Qatar’s trade credit risk – a measure of private sector repayment risk – is very low by regional standards, Oxford Economics has said in a report.
Under its methodology, Qatar’s trade credit risk is at 3.0, compared with the regional average of 6.1, Oxford Economics said in its country report.
The main factors underpinning this rating are macroeconomic stability, the credible and well-established exchange rate regime, robust growth, very high GDP per capita, and a healthy, well-developed banking sector.
“Higher oil prices will likely support bank liquidity despite rising exposure to construction and real estate and persistent foreign funding risk,” Oxford Economics noted.
The sovereign credit risk score under Oxford Economics’ data-driven methodology is 3.1, well below the Mena average of 4.4. The score reflects Qatar’s sky-high per capita incomes, large government reserves, strong external finances, and political stability.
The budget deficit in 2017 was temporary, returning to surplus in 2018. But it began to narrow again in 2019 and, due to the slump in oil and gas prices, moved into deficit of 2.1% of GDP in 2020.

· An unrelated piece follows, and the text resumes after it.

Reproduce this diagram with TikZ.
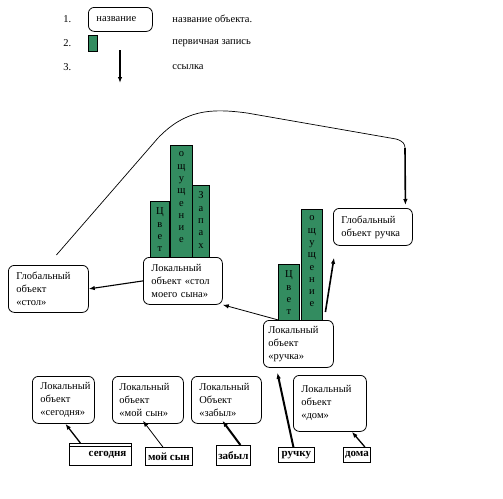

The balance returned to surplus in 2021, with surpluses of 10.4% and 6.3% of GDP in 2022 and 2023, respectively, amid supportive oil and gas revenues.
“We forecast it will narrow to 4.5% of GDP this year,” Oxford Economics said.
The main rating agencies downgraded Qatar to AA-/Aa3 in response to the regional dispute in 2017. Given ties are restoring and public finances are improving, the ratings are back on an upward trajectory.
Moody's recently raised the rating to ‘Aa2’, while S&P upgraded its rating to ‘AA’. An upgrade from Fitch is likely to follow given the positive outlook on its rating, Oxford Economics noted.
Under its methodology, exchange rate risk is now 1.7, lower than six months ago and well below the Mena average of 4.2.
The stronger US dollar has supported the dollar-pegged Qatari riyal at QR3.64. Oxford Economics thinks there is only a minor chance of de-pegging in the near to medium term.
The low risk score reflects the authorities’ long-standing commitment to the US dollar peg, as well as large foreign exchange reserves.
In 2020, risk rose when the current account shifted into deficit, but the score improved as the current account shifted back to surplus in 2021, as exports recovered and oil and gas prices rebounded from 2020 lows.
“The surplus halved in 2023 but remained wide at 13.5% of GDP. We project a narrower surplus of 11.2% of GDP this year,” Oxford Economics added.